I know I would have probably never signed up for Adsense if such a risk existed. The income from Adsense is very nice, but if I were to be at risk for dropping off the search engine radar because I signed up with Adsense, well, forget it. It would not be worth the hassle or worry.
Scrapers and other made-for-AdSense sites are a different issue. It would be perfectly reasonable for Google's search team to take a hard look at any site that the AdSense team has identified as spam--or even to use "booted by AdSense" as a negative scoring factor in the ranking algorithm.
It's unlikely that Google would use fraudulent clicks as a reason to drop a site's pages from search.
Not being a google employee i am unsure as to how you are so sure about what exactly will go on with google all the time. Last I checked Google did what they wanted in terms of their products, and I would imagine they would continue to do so.

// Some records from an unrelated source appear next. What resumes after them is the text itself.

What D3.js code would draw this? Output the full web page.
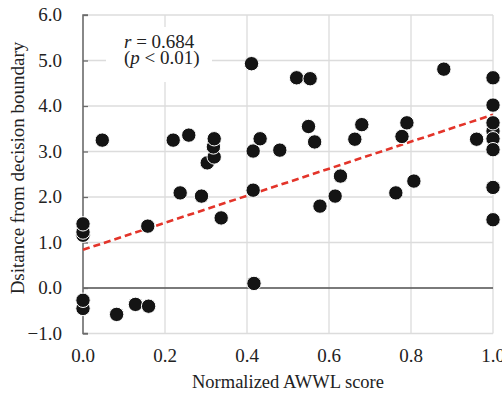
<!DOCTYPE html>
<html>
<head>
<meta charset="utf-8">
<script src="https://cdn.jsdelivr.net/npm/d3@7"></script>
<style>
  body { margin: 0; background: #fff; }
</style>
</head>
<body>
<div id="chart"></div>
<script>
// scores (x) and distance from decision boundary (y)
const scoreX = [0.0, 0.0, 0.0, 0.0, 0.0, 0.047, 0.082, 0.128, 0.16, 0.158,
    0.22, 0.237, 0.258, 0.289, 0.303, 0.32, 0.318, 0.32, 0.337, 0.411,
    0.415, 0.415, 0.417, 0.432, 0.48, 0.521, 0.55, 0.554, 0.565, 0.578,
    0.615, 0.628, 0.663, 0.68, 0.763, 0.778, 0.79, 0.807, 0.88, 0.96,
    1.0, 1.0, 1.0, 1.0, 1.0, 1.0, 1.0, 1.0];
const distY = [1.16, 1.23, 1.41, -0.45, -0.27, 3.25, -0.58, -0.36, -0.40, 1.36,
    3.25, 2.09, 3.36, 2.02, 2.75, 2.88, 3.10, 3.28, 1.54, 4.93,
    3.01, 2.15, 0.10, 3.28, 3.03, 4.62, 3.55, 4.60, 3.21, 1.80,
    2.02, 2.46, 3.27, 3.59, 2.09, 3.33, 3.63, 2.35, 4.81, 3.27,
    3.45, 4.62, 4.02, 3.63, 3.28, 3.04, 2.21, 1.50];

// fitted line as drawn (intercept, value at x = 1)
const trendX = [0, 1];
const trendY = [0.84, 3.81];

const xTicks = [0, 0.2, 0.4, 0.6, 0.8, 1.0];
const yTicks = [-1, 0, 1, 2, 3, 4, 5, 6];

const width = 502, height = 394;
const margin = { top: 15, right: 9, bottom: 60.5, left: 83 };
const serif = "'Liberation Serif', 'Times New Roman', Times, serif";

const svg = d3.select("#chart").append("svg")
    .attr("width", width)
    .attr("height", height)
    .attr("font-family", serif);

svg.append("rect").attr("width", width).attr("height", height).attr("fill", "#fff");

const x = d3.scaleLinear().domain([0, 1]).range([margin.left, width - margin.right]);
const y = d3.scaleLinear().domain([-1, 6]).range([height - margin.bottom, margin.top]);

// grid
svg.append("g").selectAll("line")
    .data(yTicks)
    .enter().append("line")
    .attr("x1", x(0)).attr("x2", x(1))
    .attr("y1", d => y(d)).attr("y2", d => y(d))
    .attr("stroke", "#dcdcdc").attr("stroke-width", 1.3);

svg.append("g").selectAll("line")
    .data(xTicks.slice(1))
    .enter().append("line")
    .attr("x1", d => x(d)).attr("x2", d => x(d))
    .attr("y1", y(6)).attr("y2", y(-1))
    .attr("stroke", "#dcdcdc").attr("stroke-width", 1.3);

// white box behind the annotation
svg.append("rect")
    .attr("x", 106).attr("y", 27)
    .attr("width", 106).attr("height", 55)
    .attr("fill", "#fff");

// zero line
svg.append("line")
    .attr("x1", x(0)).attr("x2", x(1))
    .attr("y1", y(0)).attr("y2", y(0))
    .attr("stroke", "#111").attr("stroke-width", 1.1);

// left axis with inward ticks
const yAxis = d3.axisRight(y).tickValues(yTicks).tickSize(5).tickFormat("");
const gy = svg.append("g")
    .attr("transform", `translate(${x(0)},0)`)
    .call(yAxis);
gy.select(".domain").attr("d", `M5,${y(6)}H0V${y(-1)}H5`)
    .attr("stroke", "#6b6b6b").attr("stroke-width", 1.6).attr("fill", "none");
gy.selectAll(".tick line").attr("stroke", "#6b6b6b").attr("stroke-width", 1.3);

const label = sel => sel.attr("font-family", serif).attr("fill", "#222");

// tick labels
svg.append("g").selectAll("text")
    .data(yTicks)
    .enter().append("text")
    .call(label)
    .attr("x", 62)
    .attr("y", d => y(d) + 6)
    .attr("text-anchor", "end")
    .attr("font-size", 19)
    .text(d => d3.format(".1f")(d));

svg.append("g").selectAll("text")
    .data(xTicks)
    .enter().append("text")
    .call(label)
    .attr("x", d => x(d))
    .attr("y", 362)
    .attr("text-anchor", "middle")
    .attr("font-size", 19)
    .text(d => d3.format(".1f")(d));

// axis titles
svg.append("text")
    .call(label)
    .attr("x", (x(0) + x(1)) / 2)
    .attr("y", 388)
    .attr("text-anchor", "middle")
    .attr("font-size", 18.5)
    .text("Normalized AWWL score");

svg.append("text")
    .call(label)
    .attr("transform", "translate(24,168) rotate(-90)")
    .attr("text-anchor", "middle")
    .attr("font-size", 19)
    .text("Dsitance from decision boundary");

// trend line
const line = d3.line().x(d => x(d[0])).y(d => y(d[1]));
svg.append("path")
    .datum(d3.zip(trendX, trendY))
    .attr("d", line)
    .attr("fill", "none")
    .attr("stroke", "#e3342a")
    .attr("stroke-width", 2.6)
    .attr("stroke-dasharray", "7,4");

// points
svg.append("g").selectAll("circle")
    .data(d3.zip(scoreX, distY))
    .enter().append("circle")
    .attr("cx", d => x(d[0]))
    .attr("cy", d => y(d[1]))
    .attr("r", 7.2)
    .attr("fill", "#141414")
    .attr("stroke", "#fff")
    .attr("stroke-width", 1);

// annotation: one text per line, italic letter as a tspan
const t1 = svg.append("text").call(label)
    .attr("x", 124).attr("y", 47.5).attr("font-size", 19);
t1.append("tspan").attr("font-style", "italic").text("r");
t1.append("tspan").text(" = 0.684");
const t2 = svg.append("text").call(label)
    .attr("x", 124).attr("y", 64).attr("font-size", 19);
t2.append("tspan").text("(");
t2.append("tspan").attr("font-style", "italic").text("p");
t2.append("tspan").text(" < 0.01)");
</script>
</body>
</html>
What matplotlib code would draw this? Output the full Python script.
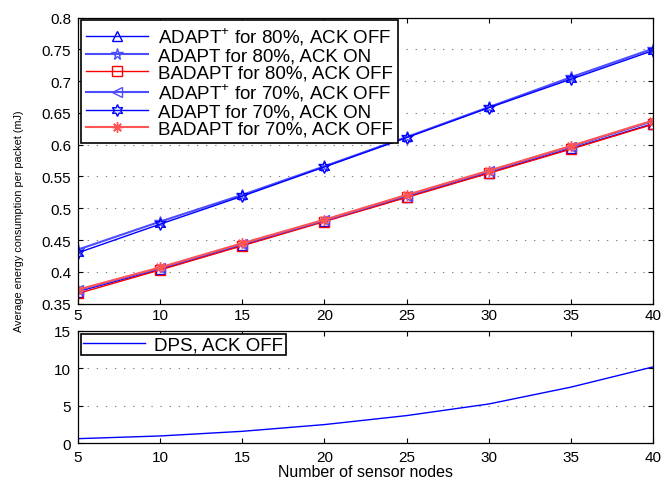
import numpy as np
import matplotlib
matplotlib.use('Agg')
import matplotlib.pyplot as plt

#===================== DATA ==========================
nodes = [5, 10, 15, 20, 25, 30, 35, 40]

# top panel, energy per packet (mJ)
adaptp_80_off = [0.369, 0.404, 0.442, 0.480, 0.518, 0.556, 0.594, 0.633]
adapt_80_on = [0.435, 0.479, 0.521, 0.566, 0.612, 0.659, 0.706, 0.751]
badapt_80_off = [0.366, 0.403, 0.441, 0.479, 0.517, 0.555, 0.593, 0.632]
adaptp_70_off = [0.371, 0.406, 0.444, 0.481, 0.520, 0.558, 0.597, 0.637]
adapt_70_on = [0.430, 0.475, 0.519, 0.565, 0.611, 0.658, 0.703, 0.748]
badapt_70_off = [0.372, 0.407, 0.445, 0.482, 0.521, 0.559, 0.598, 0.638]

# bottom panel
dps_off = [0.62, 0.98, 1.6, 2.5, 3.7, 5.25, 7.5, 10.2]

topYticks = [0.35, 0.4, 0.45, 0.5, 0.55, 0.6, 0.65, 0.7, 0.75, 0.8]
topYlabels = ['0.35', '0.4', '0.45', '0.5', '0.55', '0.6', '0.65', '0.7', '0.75', '0.8']
botYticks = [0, 5, 10, 15]
#=====================================================

plt.rcParams['font.family'] = ['Liberation Sans', 'DejaVu Sans']
plt.rcParams['mathtext.fontset'] = 'custom'
plt.rcParams['mathtext.rm'] = 'Liberation Sans'

fig = plt.figure(figsize=(6.65, 4.81), dpi=100)
ax1 = fig.add_axes([0.1173, 0.3667, 0.8647, 0.5948])
ax2 = fig.add_axes([0.1173, 0.0763, 0.8647, 0.2335])

blue = '#0000ff'
lblue = '#4d4dff'
red = '#ff0000'
lred = '#ff5555'
ms = 7.5

ax1.plot(nodes, adaptp_80_off, color=blue, lw=1, marker='^', ms=ms, mfc='none',
         label=r'ADAPT$^{+}$ for 80%, ACK OFF')
ax1.plot(nodes, adapt_80_on, color=lblue, lw=1.5, marker='*', ms=ms + 1, mfc='none',
         label='ADAPT for 80%, ACK ON')
ax1.plot(nodes, badapt_80_off, color=red, lw=1, marker='s', ms=ms - 1, mfc='none',
         label='BADAPT for 80%, ACK OFF')
ax1.plot(nodes, adaptp_70_off, color=lblue, lw=1.5, marker='<', ms=ms, mfc='none',
         label=r'ADAPT$^{+}$ for 70%, ACK OFF')
ax1.plot(nodes, adapt_70_on, color=blue, lw=1, marker=(6, 1, 0), ms=ms + 1, mfc='none',
         label='ADAPT for 70%, ACK ON')
ax1.plot(nodes, badapt_70_off, color=lred, lw=1.5, marker=(8, 2, 0), ms=ms, mfc='none',
         label='BADAPT for 70%, ACK OFF')

ax2.plot(nodes, dps_off, color=blue, lw=1, label='DPS, ACK OFF')

ax1.set_xlim(5, 40)
ax1.set_ylim(0.35, 0.8)
ax1.set_xticks(nodes)
ax1.set_yticks(topYticks)
ax1.set_yticklabels(topYlabels)
ax2.set_xlim(5, 40)
ax2.set_ylim(0, 15)
ax2.set_xticks(nodes)
ax2.set_yticks(botYticks)

for ax in (ax1, ax2):
    ax.tick_params(direction='in', length=3.5, width=0.8, top=True, right=True,
                   labelsize=11, pad=5)
    ax.yaxis.grid(True, color='#808080', linestyle=(0, (1.2, 7)), lw=0.8)
    for s in ax.spines.values():
        s.set_linewidth(0.9)
ax1.tick_params(axis='x', pad=3)
ax2.tick_params(axis='x', pad=5)

leg1 = ax1.legend(loc='upper left', fontsize=13.5, handlelength=3.3, labelspacing=0.0,
                  borderaxespad=0.15, borderpad=0.3, handletextpad=0.5, fancybox=False,
                  framealpha=1, edgecolor='black')
leg1.get_frame().set_linewidth(1.2)
leg2 = ax2.legend(loc='upper left', fontsize=13.5, handlelength=3.3, borderaxespad=0.15,
                  borderpad=0.12, handletextpad=0.5, fancybox=False, framealpha=1,
                  edgecolor='black')
leg2.get_frame().set_linewidth(1.2)

ax2.set_xlabel('Number of sensor nodes', fontsize=11.5, labelpad=0)
fig.text(0.029, 0.54, 'Average energy consumption per packet (mJ)', rotation=90,
         fontsize=7.8, ha='center', va='center')

fig.savefig('out.png', dpi=100)
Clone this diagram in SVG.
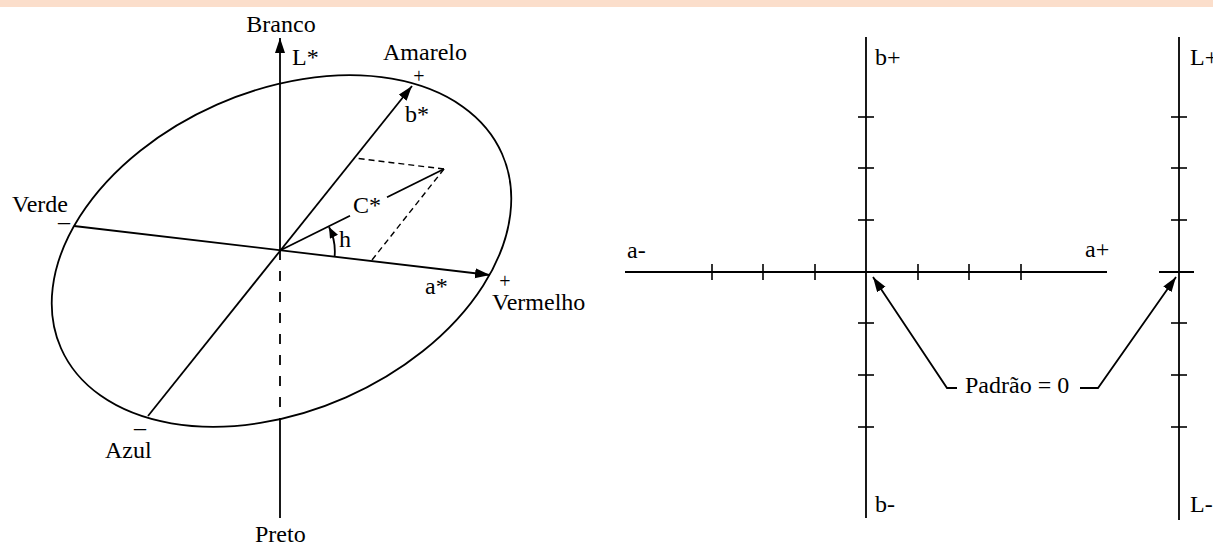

I think they don't care that much. With 4 billion pages to look after life's too short.
Be careful about being too quick with this line of thinking.
In actuality, once there are "too many" pages to look after, people start to limit their attention to the outliers. They aren't even aware that their perspective has been skewed. In science it is the root cause of something called sample bias.
I would not be at all surprised if the humans that are Google started sharing concerns between SE and AdSense, and that in the beginning such sharing was highly biased. It's human nature. Someday the AdSense expertise will flow across to the SE side and the SE people will start to understand minutia about AdSense vs. SE details, but not for a while.